The son of mountaineer Robin Garton, whose body was found in Lochaber after he had been missing for eight months, yesterday praised the mountain rescue team that recovered his remains.
Will Garton said he and the rest of the family wished to sincerely thank Glencoe Mountain Rescue Team (MRT).
He said: “They are wonderful people who have done an amazing job and given up many, many hours.
“They are very dedicated, very professional and we hold them in the highest possible esteem.”
Mr Garton added that the team should be recognised for their efforts.
He said: “It is good to be able to close this chapter and I’m very grateful to Glencoe Mountain Rescue Team for everything they have done in helping to achieve this.”
Mr Garton snr, from Devizes in Wiltshire, was last seen when he checked out of the Kings House Hotel in Glencoe on September 25 heading for the Aonach Eagach Ridge.
The 69-year-old’s car was found at Achnambeithach, near the A82 Fort William to Glasgow road, but a major search operation failed to find any trace of him.
His body was found by members of the public in the Stob Coire nam Beith area on Wednesday afternoon.
Lochaber MRT has also praised Glencoe team members for their bravery during the recovery operation in Deep Cut Chimney and is calling for their efforts to be honoured.
Lochaber deputy team leader Donald Paterson said: “It is all too easy to take for granted the risks taken by volunteers in mountain rescue teams.

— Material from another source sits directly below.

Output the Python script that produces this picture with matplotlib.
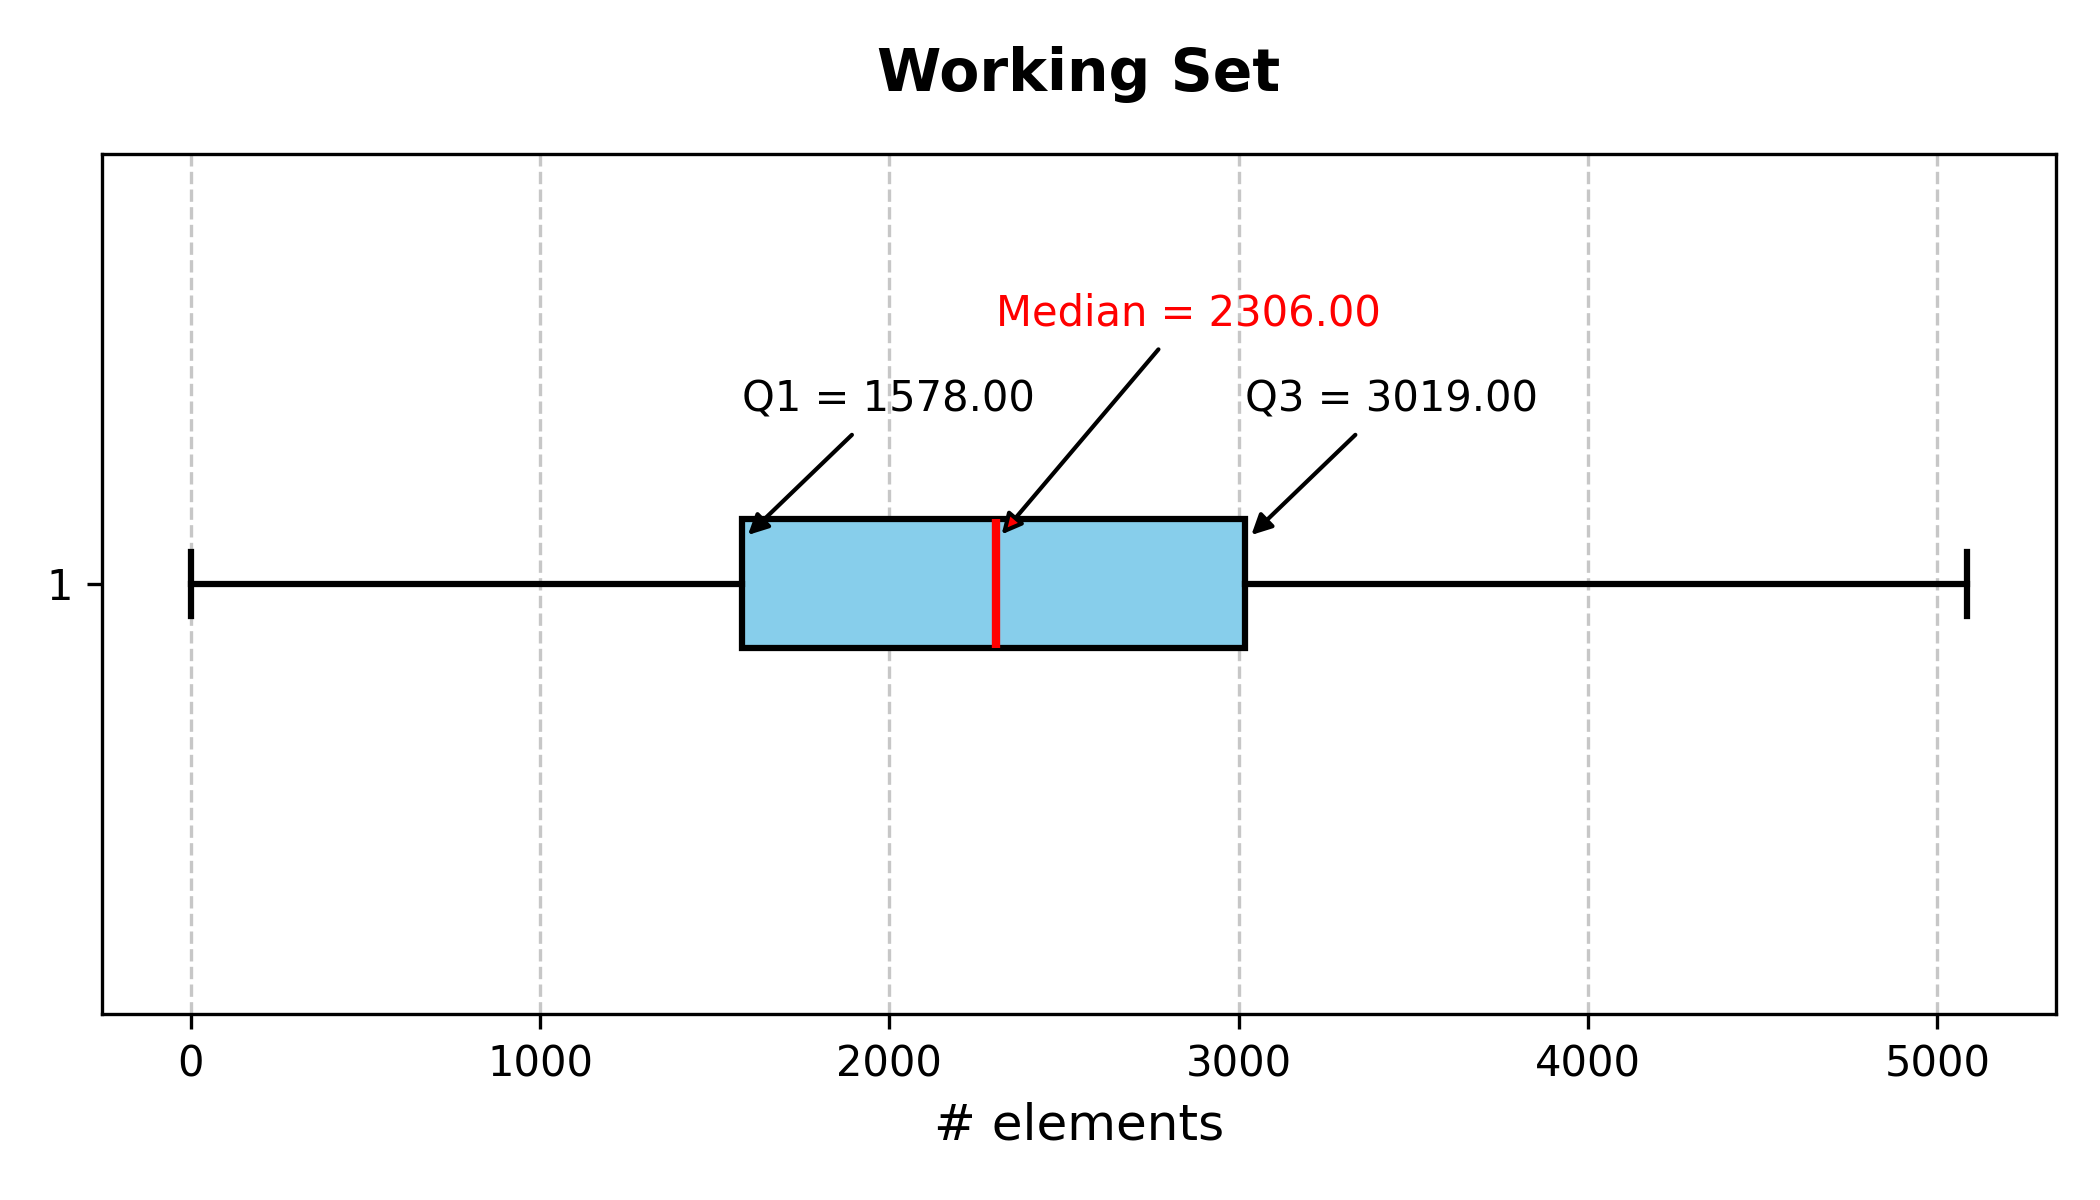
import matplotlib
matplotlib.use("Agg")
import matplotlib.pyplot as plt

# Data (summary statistics of the working set)
q1 = 1578.0
median = 2306.0
q3 = 3019.0
whisker_low = 0.0
whisker_high = 5085.0
box_label = "1"

title = "Working Set"
xlabel = "# elements"

fig, ax = plt.subplots(figsize=(7, 4), dpi=300)
fig.subplots_adjust(left=0.0485, right=0.979, top=0.872, bottom=0.155)

stats = [dict(med=median, q1=q1, q3=q3, whislo=whisker_low, whishi=whisker_high,
              fliers=[], label=box_label)]

kw = dict(
    positions=[1], widths=0.15, patch_artist=True, showfliers=False,
    boxprops=dict(facecolor="skyblue", edgecolor="black", linewidth=1.5),
    medianprops=dict(color="red", linewidth=2),
    whiskerprops=dict(color="black", linewidth=1.5),
    capprops=dict(color="black", linewidth=1.5),
)
try:
    ax.bxp(stats, orientation="horizontal", **kw)
except TypeError:
    ax.bxp(stats, vert=False, **kw)

ax.grid(axis="x", linestyle="--", alpha=0.7)
ax.set_axisbelow(True)

ax.annotate(f"Q1 = {q1:.2f}", xy=(q1, 1.05), xytext=(q1, 1.2), fontsize=10,
            arrowprops=dict(arrowstyle="-|>", facecolor="black", edgecolor="black"))
ax.annotate(f"Median = {median:.2f}", xy=(median, 1.05), xytext=(median, 1.3),
            fontsize=10, color="red",
            arrowprops=dict(arrowstyle="-|>", facecolor="red", edgecolor="black"))
ax.annotate(f"Q3 = {q3:.2f}", xy=(q3, 1.05), xytext=(q3, 1.2), fontsize=10,
            arrowprops=dict(arrowstyle="-|>", facecolor="black", edgecolor="black"))

ax.set_title(title, fontsize=14, fontweight="bold", pad=15)
ax.set_xlabel(xlabel, fontsize=12)

fig.savefig("out.png", dpi=300)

“In this case, we would like to acknowledge the professionalism and bravery of the Glencoe team in recovering the casualty and hope that they get the formal acknowledgement from the appropriate authorities.”
And he wholeheartedly agreed with a comment made by Glencoe MRT leader Andy Nelson following the incident in which he said: “Civilian ground teams remain the last line of defence, the team that always gets the job done, at times under extreme risk.”
Mr Nelson thanked the Lochaber team for their vote of confidence.
He said: “They recognise the difficulty of extracting casualties or fatalities from very difficult terrain and often it is the unpaid volunteers who reluctantly make it happen
“We understand each other, but it is nice to have that recognition.”